Dans ses pérégrinations à travers le monde parisien, il arrive même à Sophie Gay de grimper au quatrième étage où perche l’appartement de garçon de Coulmann ; ce soir-là, elle laisse Delphine à la maison. De sa verve intarissable, elle anime la soirée. Auguste Odier a crayonné en guise d’invitation une lithographie fantaisiste. Sur la proposition de Jouy, on s’assied sur le tapis, parce qu’il n’y a pas de chaises pour tout le monde.
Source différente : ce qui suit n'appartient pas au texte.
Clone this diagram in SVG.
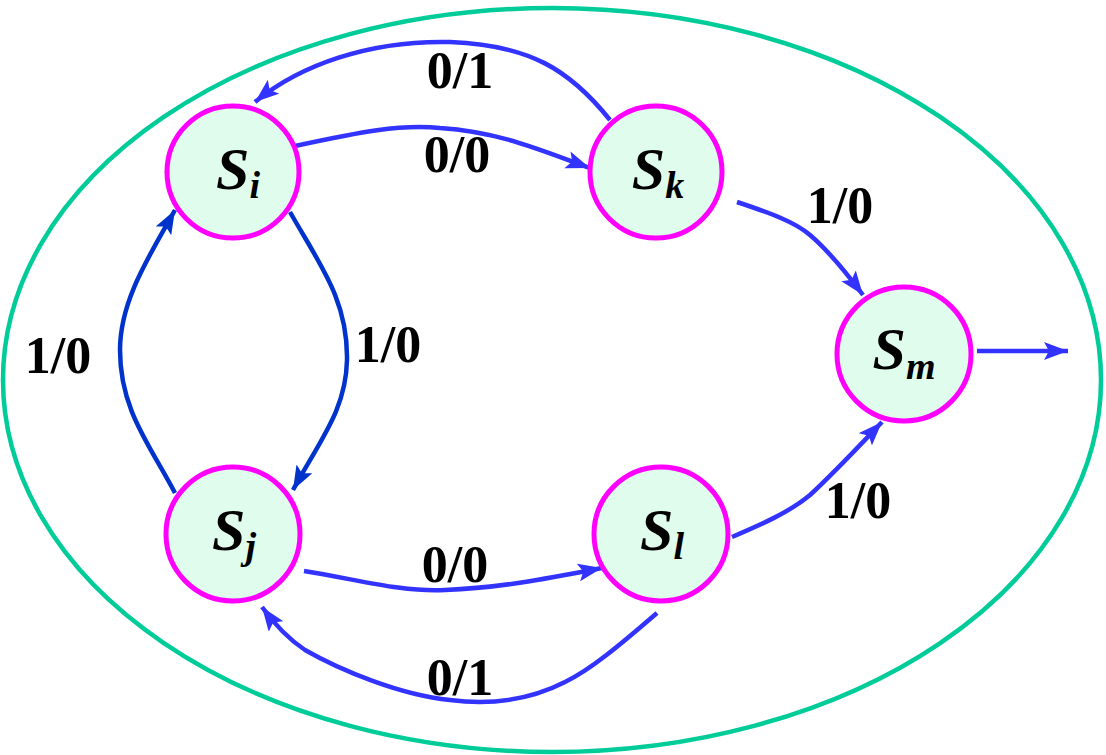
<svg xmlns="http://www.w3.org/2000/svg" width="1106" height="755" viewBox="0 0 1106 755">
<defs>
<style>
.node{fill:#E0FCEC;stroke:#FF00FF;stroke-width:5}
.st{font-family:"Liberation Serif","Times New Roman",serif;font-weight:bold;font-style:italic;font-size:60px;fill:#000;text-anchor:middle}
.sub{font-size:38px}
.lbl{font-family:"Liberation Serif","Times New Roman",serif;font-weight:bold;font-size:52px;fill:#000;text-anchor:middle}
.e{fill:none;stroke:#3333FF;stroke-width:4.5}
.d{fill:none;stroke:#0033CC;stroke-width:4.5}
</style>
<marker id="ab" markerUnits="userSpaceOnUse" markerWidth="28" markerHeight="20" refX="24" refY="9" orient="auto">
<path d="M0,0 L24,9 L0,18 L5,9 z" fill="#3333FF"/>
</marker>
<marker id="ad" markerUnits="userSpaceOnUse" markerWidth="28" markerHeight="20" refX="24" refY="9" orient="auto">
<path d="M0,0 L24,9 L0,18 L5,9 z" fill="#0033CC"/>
</marker>
</defs>
<rect width="1106" height="755" fill="#fff"/>
<ellipse cx="552" cy="380" rx="549" ry="372" fill="none" stroke="#00CC99" stroke-width="4.5"/>
<g id="connectors">
<path class="e" marker-end="url(#ab)" d="M610,120 C570,70 530,45 450,42 C370,40 300,65 255,102"/>
<path class="e" marker-end="url(#ab)" d="M295,146 C360,132 400,124 440,128 C500,132 540,150 590,168"/>
<path class="d" marker-end="url(#ad)" d="M290,212 C320,265 348,300 347,360 C346,410 320,440 293,490"/>
<path class="d" marker-end="url(#ad)" d="M175,493 C150,445 120,410 120,350 C120,300 150,255 175,210"/>
<path class="e" marker-end="url(#ab)" d="M304,571 C360,580 400,592 445,590 C500,588 550,578 602,568"/>
<path class="e" marker-end="url(#ab)" d="M657,613 C620,645 590,670 565,682 C530,700 490,705 450,700 C400,695 340,670 305,650 C290,640 275,625 262,607"/>
<path class="e" marker-end="url(#ab)" d="M737,202 C770,213 795,222 810,235 C830,252 848,275 863,295"/>
<path class="e" marker-end="url(#ab)" d="M732,537 C760,525 790,512 810,495 C835,472 860,445 882,422"/>
<path class="e" marker-end="url(#ab)" d="M977,351 L1068,351"/>
</g>
<g id="labels">
<text class="lbl" x="460" y="88">0/1</text>
<text class="lbl" x="457" y="172">0/0</text>
<text class="lbl" x="840" y="223">1/0</text>
<text class="lbl" x="858" y="518">1/0</text>
<text class="lbl" x="58" y="373">1/0</text>
<text class="lbl" x="388" y="362">1/0</text>
<text class="lbl" x="455" y="582">0/0</text>
<text class="lbl" x="460" y="695">0/1</text>
</g>
<g id="Si"><circle class="node" cx="233" cy="172" r="66"/><text class="st" x="238" y="189">S<tspan class="sub" dy="9">i</tspan></text></g>
<g id="Sk"><circle class="node" cx="656" cy="172" r="66"/><text class="st" x="658" y="189">S<tspan class="sub" dy="9">k</tspan></text></g>
<g id="Sm"><circle class="node" cx="904" cy="354" r="67"/><text class="st" x="904" y="369">S<tspan class="sub" dy="10">m</tspan></text></g>
<g id="Sj"><circle class="node" cx="233" cy="534" r="67"/><text class="st" x="234" y="550">S<tspan class="sub" dy="9">j</tspan></text></g>
<g id="Sl"><circle class="node" cx="661" cy="534" r="67"/><text class="st" x="662" y="550">S<tspan class="sub" dy="9">l</tspan></text></g>
</svg>
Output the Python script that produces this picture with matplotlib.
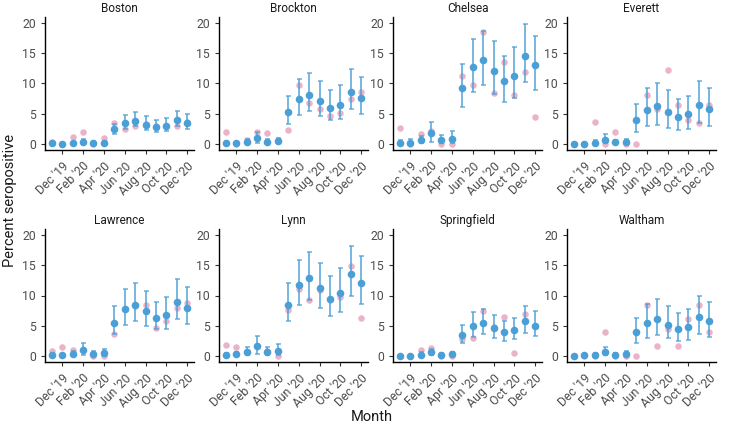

On entend Dupaty lire avec énergie son poème des Délateurs, Liszt jouer du piano, Vatout donner la réplique à Mlle Duchesnois dans une scène de Phèdre, un couteau à papier servant de poignard sans troubler le pathétique de la situation ; Viennet, enfin, que sa voix magnifique fera choisir en 1830 pour lire au duc d’Orléans la charte à laquelle il doit prêter serment, déclame un fragment de son « Épître aux rois de la Chrétienté sur l’indépendance de la Grèce »[1].

Les salons que nous venons de traverser forment le cadre le plus habituel de la vie de Sophie Gay. Dans d’autres, elle passe, tout en courant les premières, voire les avant-premières, au théâtre, dans les ateliers d’artistes, partout où la vie parisienne

  1. Coulmann : Réminiscences, I, 282, III, 15-22.